Residents and business owners in the area were keen to formalize this new energy. In 1845, Jane Fox, daughter-in-law of Amos Fox and heir to her husband’s family’s mill, successfully petitioned Fairfax County to grade and clear a road from Fox’s Mill eastwards to Jermantown. Critically, Fox indicated that the path in question “has been a public road for thirty years,” which dates the route to a time period just after the Little River Turnpike opened and began collecting tolls.20
That same year, her son-in-law, John Fox, petitioned the County to commission a road from Ox Junction eastwards to Hunter Mill Road. This is the origin of “Old Bad Road” as it came to be known in the Civil War. More importantly, it indicates economic and social energy rippling off of the Ox Road into previously underserved areas.
Baptist Gravity
In John Fox’s petition, the Ox Road is referred to simply as the “Frying Pan Road.” There’s a hint here.
Gabriel Fox, husband of Jane Fox and son of Amos Fox, began attending the Baptist Church at Frying Pan in 1840.21 Gabriel’s 1844 obituary indicated that he “made no profession of religion,” however, his wife became a prominent patron of summer revival meetings at Fox’s Mills.22 In 1848, she selected Samuel Trott, a prominent Baptist clergyman at Frying Pan, to officiate her third and final wedding.23
Between simple spur of the moment attempts to avoid an onerous toll or richly engrained patterns of religious practice, energy and traffic was arcing off of the Ox Road on a line down the Fox Mill Road into Jermantown.

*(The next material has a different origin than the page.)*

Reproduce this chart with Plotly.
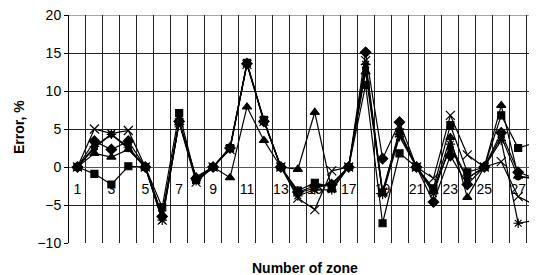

Interestingly, Herman Boye’s 1859 Map of the State of Virginia does not even represent the modern West Ox Road that would play a prominent role in the Battle of Chantilly three years later and John Mosby’s operations later int he war. Instead, the road from Jermantown through Waples Mill is depicted as a straight avenue with a robust stroke appropriate for a major thoroughfare. This route patently crosses the highest reaches of Difficult Run above Little River Turnpike near Fox’s Mills and maintains an arrow straight line to Frying Pan, at which point it continues westward on an arc that brings it to Gum Springs.
Was this the road as it appeared in 1859 or was this a politicized narrative expressing the prominence of local Baptist populations, their miller enablers, and a culture of cartographic negligence that established a precedent for considering the road to Fox’s Mill as the road to Frying Pan?
No Smoking Gun
The ensuing fifteen years from the formalization of Jane Fox’s road to Ox Junction and the outbreak of the Civil War left no lasting evidence pointing towards a collective decision to begin calling this recent road the Ox Road. What we’re left with is a situation akin to a maze where a profusion of paths without labels stymied attempts to clearly demarcate roads for visiting armies.
What makes sense is a simple conflation. If the Ox Road was known to connect Fairfax with Frying Pan, the road past Fox’s Mill was the best developed and most used option at the time of the war. By this criteria alone, it became one of two roads to bear the name “Ox.” It carried this peculiar and confusing nom de guerre in report and function until the end of the conflict.
By 1879, the confusion had been addressed. The reliable Hopkins Atlas depicting the Dranesville District map refers to the route as the “Old Fox Mill Road.”